| Task to complete |
Copy out all lines in the data below containing the string "this".

— start Task inputs —

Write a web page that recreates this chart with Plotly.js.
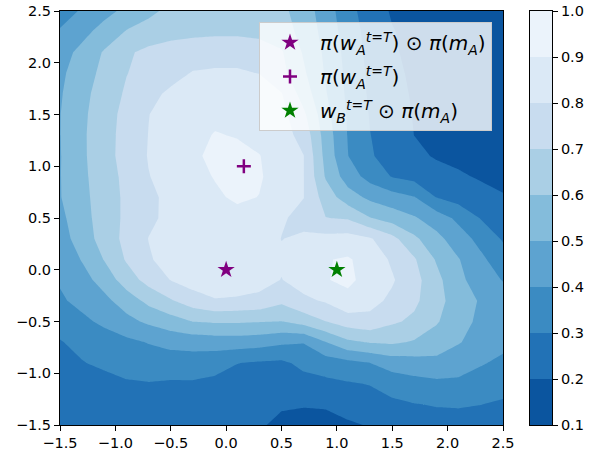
<!DOCTYPE html>
<html><head><meta charset="utf-8">
<script src="https://cdn.plot.ly/plotly-3.0.1.min.js"></script>
<style>html,body{margin:0;padding:0;background:#fff}#chart{width:589px;height:452px}</style>
</head><body><div id="chart"></div>
<script>
// grid coordinates of the surface
const xGrid = [-1.5,-1.3,-1.1,-0.9,-0.7,-0.5,-0.3,-0.1,0.1,0.3,0.5,0.7,0.9,1.1,1.3,1.5,1.7,1.9,2.1,2.3,2.5];
const yGrid = [-1.5,-1.3,-1.1,-0.9,-0.7,-0.5,-0.3,-0.1,0.1,0.3,0.5,0.7,0.9,1.1,1.3,1.5,1.7,1.9,2.1,2.3,2.5];
// surface values, one row per yGrid value (bottom to top)
const zGrid = [
 [0.21,0.22,0.232,0.24,0.245,0.24,0.232,0.222,0.213,0.205,0.19,0.185,0.185,0.19,0.205,0.225,0.25,0.27,0.28,0.275,0.265],
 [0.22,0.235,0.25,0.26,0.262,0.258,0.25,0.24,0.23,0.215,0.205,0.203,0.205,0.23,0.255,0.28,0.297,0.305,0.305,0.301,0.29],
 [0.24,0.255,0.27,0.29,0.296,0.29,0.29,0.28,0.268,0.255,0.245,0.267,0.277,0.292,0.305,0.343,0.365,0.379,0.377,0.35,0.329],
 [0.27,0.296,0.317,0.337,0.345,0.346,0.35,0.333,0.302,0.289,0.282,0.324,0.352,0.374,0.40,0.444,0.461,0.474,0.452,0.41,0.376],
 [0.295,0.323,0.35,0.378,0.405,0.433,0.441,0.45,0.45,0.441,0.417,0.405,0.498,0.58,0.607,0.615,0.59,0.55,0.505,0.47,0.43],
 [0.335,0.377,0.422,0.471,0.518,0.557,0.602,0.612,0.612,0.605,0.598,0.64,0.698,0.75,0.77,0.715,0.68,0.61,0.535,0.48,0.46],
 [0.385,0.43,0.475,0.545,0.627,0.69,0.752,0.79,0.78,0.77,0.72,0.78,0.81,0.87,0.83,0.78,0.72,0.635,0.55,0.49,0.46],
 [0.41,0.466,0.537,0.65,0.735,0.802,0.845,0.875,0.875,0.84,0.797,0.84,0.895,0.92,0.865,0.81,0.735,0.63,0.52,0.46,0.395],
 [0.435,0.506,0.605,0.71,0.79,0.838,0.862,0.882,0.885,0.86,0.815,0.85,0.895,0.91,0.86,0.785,0.71,0.59,0.505,0.42,0.345],
 [0.455,0.548,0.642,0.728,0.802,0.84,0.865,0.88,0.88,0.855,0.798,0.815,0.83,0.84,0.81,0.73,0.62,0.53,0.445,0.37,0.29],
 [0.475,0.563,0.647,0.72,0.78,0.825,0.85,0.865,0.87,0.855,0.812,0.77,0.702,0.69,0.605,0.555,0.51,0.45,0.377,0.295,0.25],
 [0.495,0.572,0.65,0.719,0.781,0.822,0.853,0.885,0.915,0.898,0.84,0.802,0.655,0.545,0.478,0.442,0.405,0.298,0.26,0.235,0.207],
 [0.496,0.579,0.654,0.725,0.797,0.834,0.87,0.905,0.93,0.91,0.855,0.802,0.59,0.452,0.364,0.295,0.268,0.24,0.213,0.19,0.175],
 [0.495,0.583,0.662,0.738,0.805,0.85,0.885,0.92,0.925,0.903,0.855,0.802,0.567,0.402,0.309,0.264,0.224,0.19,0.175,0.165,0.155],
 [0.497,0.584,0.662,0.735,0.802,0.845,0.875,0.905,0.895,0.87,0.84,0.767,0.555,0.395,0.302,0.249,0.199,0.18,0.17,0.16,0.15],
 [0.497,0.58,0.657,0.73,0.798,0.84,0.865,0.88,0.885,0.87,0.83,0.72,0.533,0.39,0.294,0.239,0.195,0.175,0.165,0.155,0.145],
 [0.49,0.571,0.645,0.713,0.777,0.815,0.84,0.86,0.86,0.845,0.805,0.655,0.507,0.38,0.285,0.23,0.19,0.17,0.16,0.15,0.14],
 [0.48,0.552,0.628,0.697,0.735,0.771,0.805,0.81,0.81,0.798,0.73,0.615,0.49,0.375,0.28,0.22,0.185,0.165,0.155,0.145,0.135],
 [0.46,0.528,0.61,0.685,0.725,0.745,0.76,0.77,0.77,0.755,0.71,0.59,0.48,0.365,0.27,0.21,0.18,0.16,0.15,0.14,0.13],
 [0.41,0.47,0.538,0.607,0.64,0.665,0.675,0.68,0.68,0.67,0.65,0.565,0.465,0.35,0.265,0.205,0.175,0.155,0.145,0.135,0.125],
 [0.355,0.411,0.469,0.524,0.577,0.625,0.655,0.675,0.675,0.66,0.625,0.55,0.45,0.335,0.25,0.19,0.17,0.15,0.14,0.13,0.12]
];
// contour levels and colorbar bands
const levels = [0.1,0.2,0.3,0.4,0.5,0.6,0.7,0.8,0.9,1.0];
const bandMids = [0.15,0.25,0.35,0.45,0.55,0.65,0.75,0.85,0.95];
const tickVals = [-1.5,-1.0,-0.5,0.0,0.5,1.0,1.5,2.0,2.5];
// marked points
const markerLabels = [
  '<i>π</i>(<i>w</i><sub><i>A</i></sub><sup><i>t</i>=<i>T</i></sup>) ⊙ <i>π</i>(<i>m</i><sub><i>A</i></sub>)',
  '<i>π</i>(<i>w</i><sub><i>A</i></sub><sup><i>t</i>=<i>T</i></sup>)',
  '<i>w</i><sub><i>B</i></sub><sup><i>t</i>=<i>T</i></sup> ⊙ <i>π</i>(<i>m</i><sub><i>A</i></sub>)'
];
const markerX = [0, 0.16, 1];
const markerY = [0, 1.0, 0];

// styles
const bandColors = ['#0b559f','#2272b6','#3b8bc2','#5da3d0','#84bcdb','#aacfe5','#c8dcef','#dbe9f6','#ebf3fb'];
const markerColors = ['purple','purple','green'];
const markerSymbols = ['star','cross-thin','star'];

// stepped colorscale for contour fill (band k is sampled at s = (k+1)/10)
const contourScale = [];
for (let k = 0; k < bandColors.length; k++) {
  const lo = k === 0 ? 0 : (k * 10 + 5) / 100;
  const hi = k === bandColors.length - 1 ? 1 : (k * 10 + 15) / 100;
  contourScale.push([lo, bandColors[k]]);
  contourScale.push([hi, bandColors[k]]);
}
// stepped colorscale for the colorbar heatmap (zmin 0.1, zmax 1.0)
const cbScale = [];
for (let k = 0; k < bandColors.length; k++) {
  cbScale.push([k / 9, bandColors[k]]);
  cbScale.push([(k + 1) / 9, bandColors[k]]);
}

const font = 'DejaVu Sans';
const traces = [
  {
    type: 'contour', x: xGrid, y: yGrid, z: zGrid,
    autocontour: false,
    contours: {start: levels[0], end: levels[levels.length - 1], size: 0.1, coloring: 'fill', showlines: false},
    line: {width: 0, smoothing: 0},
    colorscale: contourScale, zmin: 0.1, zmax: 1.0,
    showscale: false, showlegend: false, hoverinfo: 'skip'
  },
  {
    type: 'heatmap', x: [0], y: bandMids, z: bandMids.map(v => [v]),
    xaxis: 'x2', yaxis: 'y2', colorscale: cbScale, zmin: 0.1, zmax: 1.0,
    showscale: false, showlegend: false, hoverinfo: 'skip'
  }
];
for (let i = 0; i < markerLabels.length; i++) {
  const isPlus = markerSymbols[i] === 'cross-thin';
  traces.push({
    type: 'scatter', mode: 'markers', x: [markerX[i]], y: [markerY[i]], name: markerLabels[i],
    legendgroup: 'g' + i,
    marker: isPlus
      ? {symbol: 'cross-thin', size: 10, color: markerColors[i], line: {color: markerColors[i], width: 2.5}}
      : {symbol: 'star', size: 13, color: markerColors[i], line: {width: 0}},
    hoverinfo: 'skip'
  });
}

const axisCommon = {
  showgrid: false, zeroline: false, showline: true, mirror: true,
  linecolor: '#000', linewidth: 1, ticks: 'outside', ticklen: 5, tickwidth: 1, tickcolor: '#000',
  tickfont: {family: font, size: 14.5, color: '#000'}
};
const layout = {
  width: 589, height: 452,
  margin: {l: 60, r: 37, t: 11, b: 27, pad: 0},
  paper_bgcolor: '#fff', plot_bgcolor: '#fff',
  font: {family: font, color: '#000'},
  xaxis: Object.assign({}, axisCommon, {domain: [0, 443 / 492], range: [-1.5, 2.5], tickvals: tickVals, tickformat: '.1f', anchor: 'y'}),
  yaxis: Object.assign({}, axisCommon, {domain: [0, 1], range: [-1.5, 2.5], tickvals: tickVals, tickformat: '.1f', anchor: 'x'}),
  xaxis2: Object.assign({}, axisCommon, {domain: [470 / 492, 1], range: [-0.5, 0.5], ticks: '', showticklabels: false, anchor: 'y2'}),
  yaxis2: Object.assign({}, axisCommon, {domain: [0, 1], range: [0.1, 1.0], tickvals: levels, tickformat: '.1f', side: 'right', anchor: 'x2'}),
  showlegend: true,
  legend: {
    x: 432 / 492, xanchor: 'right', y: 403 / 414, yanchor: 'top',
    bgcolor: 'rgba(255,255,255,0.8)', bordercolor: '#cccccc', borderwidth: 1,
    font: {family: font, size: 20, color: '#000'}, itemwidth: 50, tracegroupgap: 5
  }
};
Plotly.newPlot('chart', traces, layout, {displayModeBar: false, staticPlot: true});
</script>
</body></html>
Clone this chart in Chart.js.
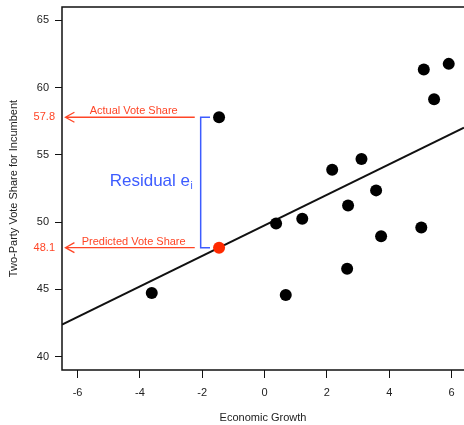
<!DOCTYPE html>
<html>
<head>
<meta charset="utf-8">
<script src="https://cdn.jsdelivr.net/npm/chart.js@4.4.0/dist/chart.umd.min.js"></script>
<style>
html, body { margin: 0; padding: 0; background: #fff; }
#wrap { width: 464px; height: 425px; }
</style>
</head>
<body>
<div id="wrap"><canvas id="chart" width="464" height="425"></canvas></div>
<script>
// observed elections (economic growth vs. incumbent vote share)
const growth = [-3.62, 0.37, 0.68, 1.21, 2.17, 2.65, 2.68, 3.11, 3.58, 3.74, 5.03, 5.11, 5.44, 5.91, -1.46];
const vote   = [44.72, 49.9, 44.57, 50.25, 53.9, 46.53, 51.24, 54.7, 52.36, 48.94, 49.6, 61.35, 59.14, 61.77, 57.8];

// predicted value for the highlighted election
const predX = [-1.46];
const predY = [48.1];

// fitted regression line endpoints
const fitX = [-6.5, 6.4];
const fitY = [42.38, 57.02];

const xTicks = [-6, -4, -2, 0, 2, 4, 6];
const yTicks = [40, 45, 50, 55, 60, 65];

const actualVal = 57.8;
const predictedVal = 48.1;

const RED = '#ff4526';
const BLUE = '#3d5cff';
const FONT = '"Liberation Sans", Arial, Helvetica, sans-serif';

const annot = {
  id: 'annot',
  afterDatasetsDraw(chart) {
    const ctx = chart.ctx;
    const xs = chart.scales.x, ys = chart.scales.y;
    const a = chart.chartArea;
    ctx.save();

    // frame
    ctx.strokeStyle = '#111';
    ctx.lineWidth = 1.5;
    ctx.strokeRect(a.left, a.top, a.right - a.left + 20, a.bottom - a.top);

    // arrows
    const tipX = xs.getPixelForValue(-6.39);
    const tailX = xs.getPixelForValue(-2.24);
    ctx.strokeStyle = RED;
    ctx.lineWidth = 1.3;
    [actualVal, predictedVal].forEach(v => {
      const y = ys.getPixelForValue(v);
      ctx.beginPath();
      ctx.moveTo(tailX, y);
      ctx.lineTo(tipX, y);
      ctx.moveTo(tipX + 9, y - 5);
      ctx.lineTo(tipX, y);
      ctx.lineTo(tipX + 9, y + 5);
      ctx.stroke();
    });

    ctx.fillStyle = RED;
    ctx.font = '11px ' + FONT;
    ctx.textAlign = 'center';
    ctx.textBaseline = 'middle';
    const labX = xs.getPixelForValue(-4.2);
    ctx.fillText('Actual Vote Share', labX, ys.getPixelForValue(actualVal) - 6);
    ctx.fillText('Predicted Vote Share', labX, ys.getPixelForValue(predictedVal) - 6);

    // values on the y axis
    ctx.textAlign = 'right';
    ctx.fillText(String(actualVal), 55, ys.getPixelForValue(actualVal));
    ctx.fillText(String(predictedVal), 55, ys.getPixelForValue(predictedVal));

    // residual bracket
    const bx = xs.getPixelForValue(-2.05);
    const bx2 = xs.getPixelForValue(-1.75);
    const y1 = ys.getPixelForValue(actualVal), y2 = ys.getPixelForValue(predictedVal);
    ctx.strokeStyle = BLUE;
    ctx.lineWidth = 1.5;
    ctx.beginPath();
    ctx.moveTo(bx2, y1);
    ctx.lineTo(bx, y1);
    ctx.lineTo(bx, y2);
    ctx.lineTo(bx2, y2);
    ctx.stroke();

    ctx.fillStyle = BLUE;
    ctx.font = '17px ' + FONT;
    ctx.textAlign = 'left';
    const ry = (y1 + y2) / 2 - 1;
    const rx = xs.getPixelForValue(-4.97);
    ctx.fillText('Residual e', rx, ry);
    const w = ctx.measureText('Residual e').width;
    ctx.font = '10px ' + FONT;
    ctx.fillText('i', rx + w + 0.5, ry + 5);

    ctx.restore();
  }
};

const scatterPts = growth.map((g, i) => ({ x: g, y: vote[i] }));
const predPts = predX.map((g, i) => ({ x: g, y: predY[i] }));
const fitPts = fitX.map((g, i) => ({ x: g, y: fitY[i] }));

new Chart(document.getElementById('chart'), {
  type: 'scatter',
  data: {
    datasets: [
      {
        type: 'line',
        data: fitPts,
        borderColor: '#111',
        borderWidth: 2,
        pointRadius: 0,
        fill: false,
        order: 3
      },
      {
        data: scatterPts,
        backgroundColor: '#000',
        borderWidth: 0,
        pointRadius: 6,
        order: 2
      },
      {
        data: predPts,
        backgroundColor: '#ff2a00',
        borderWidth: 0,
        pointRadius: 6,
        order: 1
      }
    ]
  },
  options: {
    responsive: false,
    animation: false,
    devicePixelRatio: 1,
    layout: { autoPadding: false, padding: { top: 7, right: 0, left: 0, bottom: 0 } },
    plugins: {
      legend: { display: false },
      tooltip: { enabled: false }
    },
    scales: {
      x: {
        type: 'linear',
        min: -6.5,
        max: 6.4,
        afterBuildTicks: s => { s.ticks = xTicks.map(v => ({ value: v })); },
        afterFit: s => { s.height = 55; s.paddingLeft = 0; s.paddingRight = 0; },
        grid: { display: true, drawOnChartArea: false, tickLength: 8, color: '#111', lineWidth: 1 },
        border: { display: false },
        ticks: { color: '#222', font: { family: FONT, size: 11 }, padding: 8, maxRotation: 0 },
        title: { display: true, text: 'Economic Growth', color: '#222', font: { family: FONT, size: 11 }, padding: { top: 0, bottom: 0 } }
      },
      y: {
        type: 'linear',
        min: 39,
        max: 66,
        afterBuildTicks: s => { s.ticks = yTicks.map(v => ({ value: v })); },
        afterFit: s => { s.width = 62; s.paddingTop = 0; s.paddingBottom = 0; },
        grid: { display: true, drawOnChartArea: false, tickLength: 7, color: '#111', lineWidth: 1 },
        border: { display: false },
        ticks: { color: '#222', font: { family: FONT, size: 11 }, padding: 6 },
        title: { display: true, text: 'Two-Party Vote Share for Incumbent', color: '#222', font: { family: FONT, size: 11 }, padding: { top: 7, bottom: 0 } }
      }
    }
  },
  plugins: [annot]
});
</script>
</body>
</html>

— end Task inputs —

| Written response |
Write a web page that recreates this chart with Plotly.js.
Clone this chart in Chart.js.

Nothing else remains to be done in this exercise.